-- Start --
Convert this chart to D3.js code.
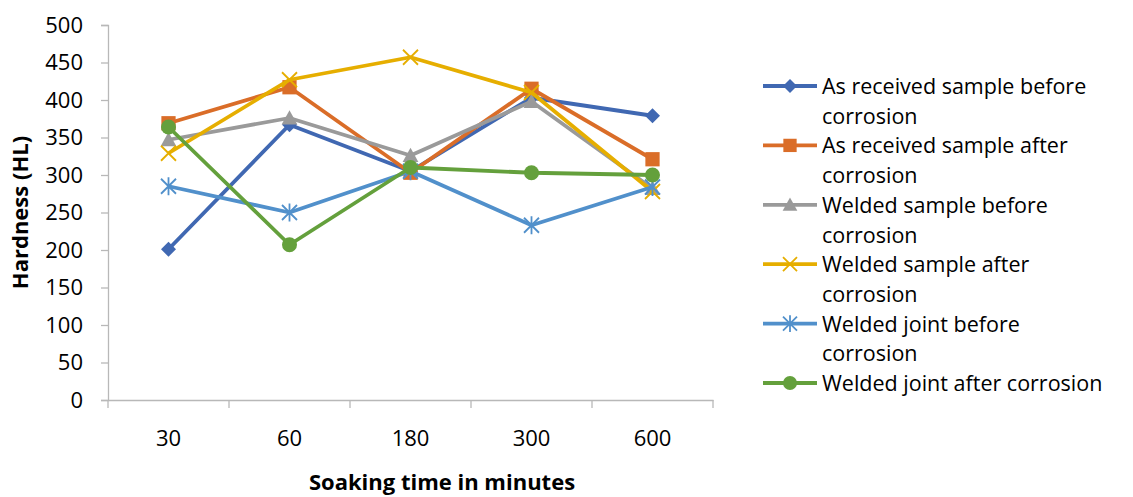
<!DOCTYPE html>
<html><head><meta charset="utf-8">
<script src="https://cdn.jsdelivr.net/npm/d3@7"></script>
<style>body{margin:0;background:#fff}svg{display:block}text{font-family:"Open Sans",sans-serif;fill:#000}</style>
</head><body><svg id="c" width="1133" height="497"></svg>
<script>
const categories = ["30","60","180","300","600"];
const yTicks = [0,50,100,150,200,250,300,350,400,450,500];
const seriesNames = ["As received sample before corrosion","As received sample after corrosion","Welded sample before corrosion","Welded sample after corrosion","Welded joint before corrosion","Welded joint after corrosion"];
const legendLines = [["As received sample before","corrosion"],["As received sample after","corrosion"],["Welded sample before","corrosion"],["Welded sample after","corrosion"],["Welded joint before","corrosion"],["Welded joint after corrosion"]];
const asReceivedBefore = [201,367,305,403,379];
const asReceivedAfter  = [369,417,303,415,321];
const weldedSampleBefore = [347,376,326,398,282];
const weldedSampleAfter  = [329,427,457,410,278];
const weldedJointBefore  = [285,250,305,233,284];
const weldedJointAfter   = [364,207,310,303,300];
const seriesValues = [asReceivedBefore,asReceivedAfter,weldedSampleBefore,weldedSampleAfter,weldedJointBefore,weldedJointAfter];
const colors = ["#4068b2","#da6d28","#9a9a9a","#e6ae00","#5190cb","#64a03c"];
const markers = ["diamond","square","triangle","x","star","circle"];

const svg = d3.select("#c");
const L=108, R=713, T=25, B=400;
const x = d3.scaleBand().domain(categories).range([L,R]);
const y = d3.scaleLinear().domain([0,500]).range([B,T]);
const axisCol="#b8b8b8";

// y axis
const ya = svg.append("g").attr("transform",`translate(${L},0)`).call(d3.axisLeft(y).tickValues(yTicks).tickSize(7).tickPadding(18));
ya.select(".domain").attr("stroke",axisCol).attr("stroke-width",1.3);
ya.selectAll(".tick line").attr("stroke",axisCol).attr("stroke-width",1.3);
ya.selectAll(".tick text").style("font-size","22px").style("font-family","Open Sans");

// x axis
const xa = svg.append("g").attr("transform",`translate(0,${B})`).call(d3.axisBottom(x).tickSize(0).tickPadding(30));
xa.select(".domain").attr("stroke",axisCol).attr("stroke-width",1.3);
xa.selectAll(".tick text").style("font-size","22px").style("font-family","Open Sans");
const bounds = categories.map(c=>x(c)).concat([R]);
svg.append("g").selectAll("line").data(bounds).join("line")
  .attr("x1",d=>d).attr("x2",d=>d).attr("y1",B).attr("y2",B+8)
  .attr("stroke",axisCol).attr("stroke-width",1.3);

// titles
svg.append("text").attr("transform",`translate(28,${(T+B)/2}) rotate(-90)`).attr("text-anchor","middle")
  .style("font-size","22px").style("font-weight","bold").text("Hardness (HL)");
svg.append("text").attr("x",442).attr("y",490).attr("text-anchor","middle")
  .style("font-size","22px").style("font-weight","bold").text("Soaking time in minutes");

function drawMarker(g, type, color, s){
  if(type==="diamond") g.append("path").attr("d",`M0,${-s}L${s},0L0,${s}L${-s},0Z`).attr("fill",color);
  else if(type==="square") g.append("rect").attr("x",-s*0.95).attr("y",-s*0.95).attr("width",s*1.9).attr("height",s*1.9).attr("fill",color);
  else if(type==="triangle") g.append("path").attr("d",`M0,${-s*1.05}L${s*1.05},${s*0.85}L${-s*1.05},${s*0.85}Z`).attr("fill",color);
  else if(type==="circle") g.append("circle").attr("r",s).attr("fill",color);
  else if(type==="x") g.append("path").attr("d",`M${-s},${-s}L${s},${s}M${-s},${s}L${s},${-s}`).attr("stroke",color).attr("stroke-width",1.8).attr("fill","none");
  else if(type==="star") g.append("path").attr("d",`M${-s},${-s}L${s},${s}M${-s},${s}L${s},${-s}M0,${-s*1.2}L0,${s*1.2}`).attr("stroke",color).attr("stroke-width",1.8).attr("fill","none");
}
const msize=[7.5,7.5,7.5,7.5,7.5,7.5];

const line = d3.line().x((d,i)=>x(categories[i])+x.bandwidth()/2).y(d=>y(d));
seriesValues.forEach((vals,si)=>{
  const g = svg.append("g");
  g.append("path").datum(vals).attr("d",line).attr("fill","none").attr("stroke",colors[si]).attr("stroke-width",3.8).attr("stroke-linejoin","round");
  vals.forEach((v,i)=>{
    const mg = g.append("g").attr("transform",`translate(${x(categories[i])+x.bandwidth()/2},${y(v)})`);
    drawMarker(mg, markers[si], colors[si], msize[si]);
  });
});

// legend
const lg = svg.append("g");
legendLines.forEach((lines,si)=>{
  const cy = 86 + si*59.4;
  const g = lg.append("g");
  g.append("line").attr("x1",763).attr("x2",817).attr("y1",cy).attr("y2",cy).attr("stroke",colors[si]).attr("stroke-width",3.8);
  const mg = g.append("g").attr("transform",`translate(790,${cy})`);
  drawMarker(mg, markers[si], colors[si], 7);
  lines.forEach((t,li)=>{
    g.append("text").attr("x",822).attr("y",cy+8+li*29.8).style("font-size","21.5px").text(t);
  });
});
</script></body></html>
-- End --
▶ **Your objective**
Extract the full listing above verbatim; pictures are to be left out of the copy.

▶ **Full response**
Convert this chart to D3.js code.
<!DOCTYPE html>
<html><head><meta charset="utf-8">
<script src="https://cdn.jsdelivr.net/npm/d3@7"></script>
<style>body{margin:0;background:#fff}svg{display:block}text{font-family:"Open Sans",sans-serif;fill:#000}</style>
</head><body><svg id="c" width="1133" height="497"></svg>
<script>
const categories = ["30","60","180","300","600"];
const yTicks = [0,50,100,150,200,250,300,350,400,450,500];
const seriesNames = ["As received sample before corrosion","As received sample after corrosion","Welded sample before corrosion","Welded sample after corrosion","Welded joint before corrosion","Welded joint after corrosion"];
const legendLines = [["As received sample before","corrosion"],["As received sample after","corrosion"],["Welded sample before","corrosion"],["Welded sample after","corrosion"],["Welded joint before","corrosion"],["Welded joint after corrosion"]];
const asReceivedBefore = [201,367,305,403,379];
const asReceivedAfter  = [369,417,303,415,321];
const weldedSampleBefore = [347,376,326,398,282];
const weldedSampleAfter  = [329,427,457,410,278];
const weldedJointBefore  = [285,250,305,233,284];
const weldedJointAfter   = [364,207,310,303,300];
const seriesValues = [asReceivedBefore,asReceivedAfter,weldedSampleBefore,weldedSampleAfter,weldedJointBefore,weldedJointAfter];
const colors = ["#4068b2","#da6d28","#9a9a9a","#e6ae00","#5190cb","#64a03c"];
const markers = ["diamond","square","triangle","x","star","circle"];

const svg = d3.select("#c");
const L=108, R=713, T=25, B=400;
const x = d3.scaleBand().domain(categories).range([L,R]);
const y = d3.scaleLinear().domain([0,500]).range([B,T]);
const axisCol="#b8b8b8";

// y axis
const ya = svg.append("g").attr("transform",`translate(${L},0)`).call(d3.axisLeft(y).tickValues(yTicks).tickSize(7).tickPadding(18));
ya.select(".domain").attr("stroke",axisCol).attr("stroke-width",1.3);
ya.selectAll(".tick line").attr("stroke",axisCol).attr("stroke-width",1.3);
ya.selectAll(".tick text").style("font-size","22px").style("font-family","Open Sans");

// x axis
const xa = svg.append("g").attr("transform",`translate(0,${B})`).call(d3.axisBottom(x).tickSize(0).tickPadding(30));
xa.select(".domain").attr("stroke",axisCol).attr("stroke-width",1.3);
xa.selectAll(".tick text").style("font-size","22px").style("font-family","Open Sans");
const bounds = categories.map(c=>x(c)).concat([R]);
svg.append("g").selectAll("line").data(bounds).join("line")
  .attr("x1",d=>d).attr("x2",d=>d).attr("y1",B).attr("y2",B+8)
  .attr("stroke",axisCol).attr("stroke-width",1.3);

// titles
svg.append("text").attr("transform",`translate(28,${(T+B)/2}) rotate(-90)`).attr("text-anchor","middle")
  .style("font-size","22px").style("font-weight","bold").text("Hardness (HL)");
svg.append("text").attr("x",442).attr("y",490).attr("text-anchor","middle")
  .style("font-size","22px").style("font-weight","bold").text("Soaking time in minutes");

function drawMarker(g, type, color, s){
  if(type==="diamond") g.append("path").attr("d",`M0,${-s}L${s},0L0,${s}L${-s},0Z`).attr("fill",color);
  else if(type==="square") g.append("rect").attr("x",-s*0.95).attr("y",-s*0.95).attr("width",s*1.9).attr("height",s*1.9).attr("fill",color);
  else if(type==="triangle") g.append("path").attr("d",`M0,${-s*1.05}L${s*1.05},${s*0.85}L${-s*1.05},${s*0.85}Z`).attr("fill",color);
  else if(type==="circle") g.append("circle").attr("r",s).attr("fill",color);
  else if(type==="x") g.append("path").attr("d",`M${-s},${-s}L${s},${s}M${-s},${s}L${s},${-s}`).attr("stroke",color).attr("stroke-width",1.8).attr("fill","none");
  else if(type==="star") g.append("path").attr("d",`M${-s},${-s}L${s},${s}M${-s},${s}L${s},${-s}M0,${-s*1.2}L0,${s*1.2}`).attr("stroke",color).attr("stroke-width",1.8).attr("fill","none");
}
const msize=[7.5,7.5,7.5,7.5,7.5,7.5];

const line = d3.line().x((d,i)=>x(categories[i])+x.bandwidth()/2).y(d=>y(d));
seriesValues.forEach((vals,si)=>{
  const g = svg.append("g");
  g.append("path").datum(vals).attr("d",line).attr("fill","none").attr("stroke",colors[si]).attr("stroke-width",3.8).attr("stroke-linejoin","round");
  vals.forEach((v,i)=>{
    const mg = g.append("g").attr("transform",`translate(${x(categories[i])+x.bandwidth()/2},${y(v)})`);
    drawMarker(mg, markers[si], colors[si], msize[si]);
  });
});

// legend
const lg = svg.append("g");
legendLines.forEach((lines,si)=>{
  const cy = 86 + si*59.4;
  const g = lg.append("g");
  g.append("line").attr("x1",763).attr("x2",817).attr("y1",cy).attr("y2",cy).attr("stroke",colors[si]).attr("stroke-width",3.8);
  const mg = g.append("g").attr("transform",`translate(790,${cy})`);
  drawMarker(mg, markers[si], colors[si], 7);
  lines.forEach((t,li)=>{
    g.append("text").attr("x",822).attr("y",cy+8+li*29.8).style("font-size","21.5px").text(t);
  });
});
</script></body></html>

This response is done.